Tonight was a doozy.
I've got bedtime duty for both boys on Monday and Wednesday nights so Rose can work. Most nights, it works out great. I set Vincent up with his Nick Jr. or Playhouse Disney computer games, which occupy him unfailingly for the 10 minutes it takes for me to put Pete to bed.
It didn't work out so well tonight. Vincent was incredibly tired after a long afternoon with Mom-Mom so he wanted to go to bed when Peter did. I told him that would be fine if he laid in his bed quietly while I gave Peter his bottle and held him briefly, per his routine. It was clear from the start that this wasn't going to fly. Vincent wanted full attention and asked if it would take "longer than one minute" to put Pete down.
Well, we tried and after a minute or so (hey - at least he's true to his word) he hopped out of bed and buzzed around the rocking chair, trying to get me to put Peter down as I got increasingly upset. I tried everything from, "Mommy will be so mad when she hears about this," to "I'm going to count to three. One. Two. Two and a half..." You know - the techniques you hear your parents say that you don't ever think you'll use...until the desperation is so intense you can't think of anything else. It's all just rote.
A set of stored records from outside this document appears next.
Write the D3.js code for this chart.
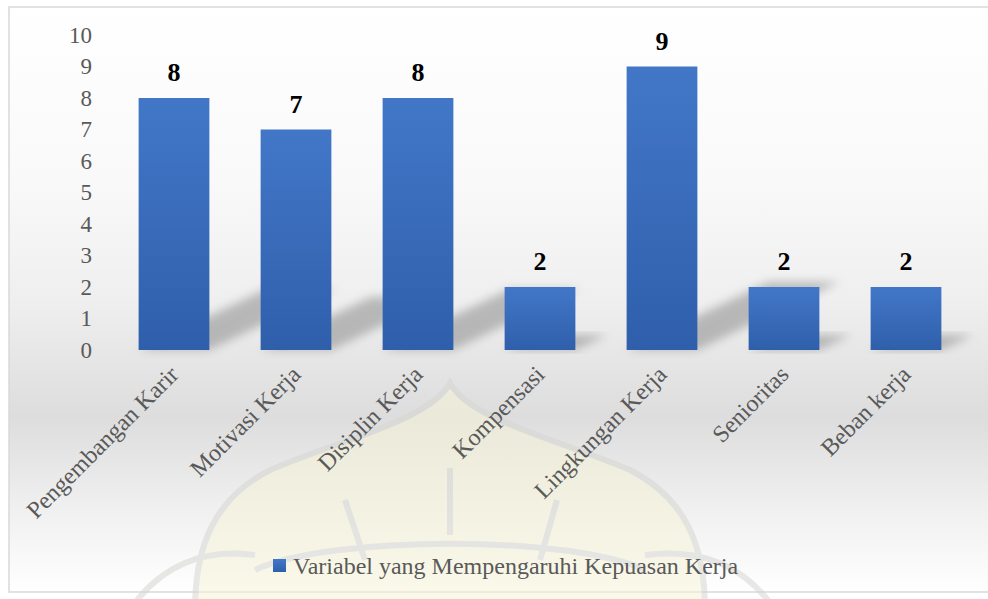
<!DOCTYPE html>
<html>
<head>
<meta charset="utf-8">
<script src="https://cdn.jsdelivr.net/npm/d3@7"></script>
<style>
  body { margin: 0; background: #fff; }
  svg { display: block; }
</style>
</head>
<body>
<div id="chart"></div>
<script>
const categories = ['Pengembangan Karir', 'Motivasi Kerja', 'Disiplin Kerja', 'Kompensasi', 'Lingkungan Kerja', 'Senioritas', 'Beban kerja'];
const values = [8, 7, 8, 2, 9, 2, 2];
const yTicks = [0, 1, 2, 3, 4, 5, 6, 7, 8, 9, 10];
const seriesName = 'Variabel yang Mempengaruhi Kepuasan Kerja';

const width = 988;
const height = 599;
const font = "'Liberation Serif', 'Times New Roman', serif";

const svg = d3.select('#chart')
  .append('svg')
  .attr('width', width)
  .attr('height', height);

const defs = svg.append('defs');

// chart area background
const bg = defs.append('linearGradient')
  .attr('id', 'bg')
  .attr('x1', 0).attr('y1', 0).attr('x2', 0).attr('y2', 1);
[[0, '#ffffff'], [0.3, '#f9f9f9'], [0.5, '#efefef'], [0.7, '#dddddd'], [0.85, '#efefef'], [1, '#ffffff']]
  .forEach(([o, c]) => bg.append('stop').attr('offset', o).attr('stop-color', c));

const barGrad = defs.append('linearGradient')
  .attr('id', 'bar')
  .attr('x1', 0).attr('y1', 0).attr('x2', 0).attr('y2', 1);
barGrad.append('stop').attr('offset', 0).attr('stop-color', '#4277c8');
barGrad.append('stop').attr('offset', 1).attr('stop-color', '#2f5fab');

defs.append('filter')
  .attr('id', 'blur')
  .attr('x', '-20%').attr('y', '-20%').attr('width', '140%').attr('height', '140%')
  .append('feGaussianBlur')
  .attr('stdDeviation', 5);

svg.append('rect')
  .attr('x', 9)
  .attr('y', 7)
  .attr('width', width)
  .attr('height', 585)
  .attr('fill', 'url(#bg)')
  .attr('stroke', '#d9d9d9')
  .attr('stroke-width', 1.5);

// faint watermark behind everything
const wm = svg.append('g').attr('fill', 'none').attr('stroke', '#d6d6d2').attr('stroke-width', 6).attr('opacity', 0.55);
wm.append('path')
  .attr('d', 'M450,383 C470,420 560,440 630,470 C685,498 705,545 705,610 L195,610 C195,545 215,498 270,470 C340,440 430,420 450,383 Z')
  .attr('fill', '#f6f4d8');
wm.append('path').attr('d', 'M130,610 C160,565 205,548 255,555');
wm.append('path').attr('d', 'M645,555 C700,548 745,565 775,610');
wm.append('path').attr('d', 'M450,468 L450,535');
wm.append('path').attr('d', 'M345,500 L365,560');
wm.append('path').attr('d', 'M557,500 L540,560');
wm.append('path').attr('d', 'M255,570 C330,535 570,535 645,570');

const x = d3.scaleBand()
  .domain(categories)
  .range([113, 967])
  .paddingInner(0.42)
  .paddingOuter(0.21);

const y = d3.scaleLinear()
  .domain([0, 10])
  .range([350, 35]);

const data = categories.map((c, i) => ({ name: c, value: values[i] }));

// perspective shadows
svg.append('g')
  .selectAll('polygon')
  .data(data)
  .enter()
  .append('polygon')
  .attr('points', d => {
    const x0 = x(d.name);
    const x1 = x0 + x.bandwidth();
    const h = y(0) - y(d.value);
    const dx = h * 0.5;
    const dy = h * 0.24;
    return [[x0, y(0)], [x1, y(0)], [x1 + dx, y(0) - dy], [x0 + dx, y(0) - dy]].join(' ');
  })
  .attr('fill', '#8c8c8c')
  .attr('opacity', 0.55)
  .attr('filter', 'url(#blur)');

svg.append('g')
  .selectAll('rect')
  .data(data)
  .enter()
  .append('rect')
  .attr('x', d => x(d.name))
  .attr('y', d => y(d.value))
  .attr('width', x.bandwidth())
  .attr('height', d => y(0) - y(d.value))
  .attr('fill', 'url(#bar)');

svg.append('g')
  .selectAll('text')
  .data(data)
  .enter()
  .append('text')
  .attr('x', d => x(d.name) + x.bandwidth() / 2)
  .attr('y', d => y(d.value) - 17)
  .attr('text-anchor', 'middle')
  .attr('font-family', font)
  .attr('font-weight', 'bold')
  .attr('font-size', 26)
  .attr('fill', '#000')
  .text(d => d.value);

// y axis labels only, no line
const yAxis = d3.axisLeft(y).tickValues(yTicks).tickSize(0).tickPadding(0);
const yG = svg.append('g')
  .attr('transform', 'translate(92,0)')
  .call(yAxis);
yG.select('.domain').remove();
yG.selectAll('text')
  .attr('font-family', font)
  .attr('font-size', 23)
  .attr('fill', '#595959');

// rotated category labels
const xAxis = d3.axisBottom(x).tickSize(0).tickPadding(0);
const xG = svg.append('g')
  .attr('transform', 'translate(0,350)')
  .call(xAxis);
xG.select('.domain').remove();
xG.selectAll('text')
  .attr('font-family', font)
  .attr('font-size', 24)
  .attr('fill', '#595959')
  .attr('text-anchor', 'end')
  .attr('dy', 0)
  .attr('y', 0)
  .attr('transform', 'translate(6,26) rotate(-45)');

// legend
const legend = svg.append('g').attr('transform', 'translate(273,559)');
legend.append('rect')
  .attr('width', 13)
  .attr('height', 13)
  .attr('fill', 'url(#bar)');
legend.append('text')
  .attr('x', 20)
  .attr('y', 6.5)
  .attr('dy', '0.35em')
  .attr('font-family', font)
  .attr('font-size', 24)
  .attr('fill', '#595959')
  .text(seriesName);
</script>
</body>
</html>
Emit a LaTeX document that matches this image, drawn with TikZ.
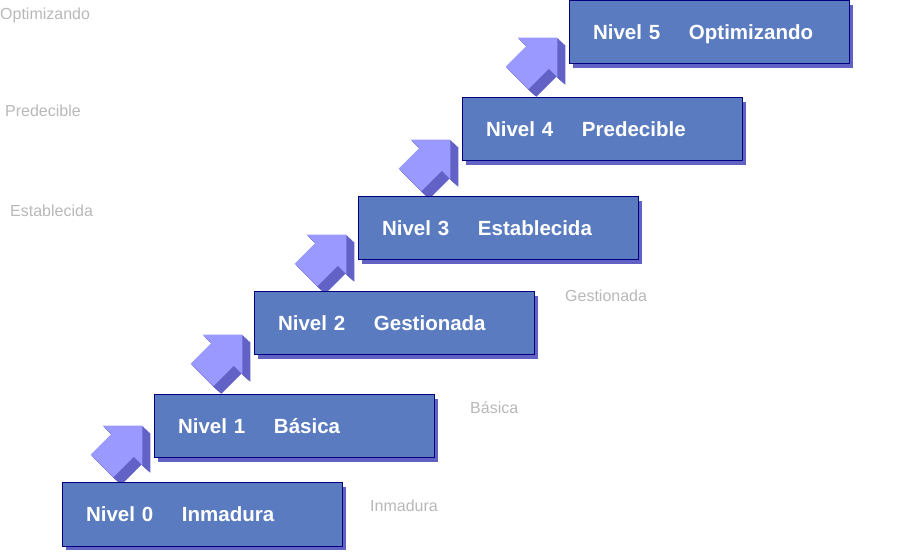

No luck. So you can see where this is headed.
That's right. I yelled. And it wasn't your standard yell. It was more like a roar. I don't even remember what I said. Probably something to the effect of "GO. TO. BED!!!" OR "STOP IT!" but to Vincent and poor innocent Peter, it sounded like, "BLAAARRGGAAAAHHHHHHAAARRRRR!!!!!"
And that did it. Vincent erupted into tears saying, "You're scaring me!" Peter erupted into tears, in my arms, in a complete state of shock as if to say, "What the hell did I do to deserve this?! I'm just trying to go to sleep!"
And I felt like complete shit. Everything broke down into chaos. The bedtime process was a failure. We all went downstairs and sat on the couch for a minute to regroup. Vincent all puffy eyed and questioning. Peter all puffy eyed and 75% asleep/terrified. Me sweating bullets planning my next move. After a minute or two I just thought to myself, "Just embrace this moment, go with the flow and we'll see what happens. Try to be zen."
Cut ahead 45 seconds to the rocking chair, me holding Peter, with Vincent sitting on my other arm, hovering over us, like a silent eagle waiting for the moment when I'd put Peter in his crib, giving him his father to himself so he could go to bed.
It's failures like this that show me what I still have to learn and that parenting is an ongoing process. Just when you've got it all figured out something changes, rendering you reliant on your instincts, both good and bad.
I can sum it up with the one line Vincent said while we were taking our brief respite downstairs, "I want Mommy to put us to bed."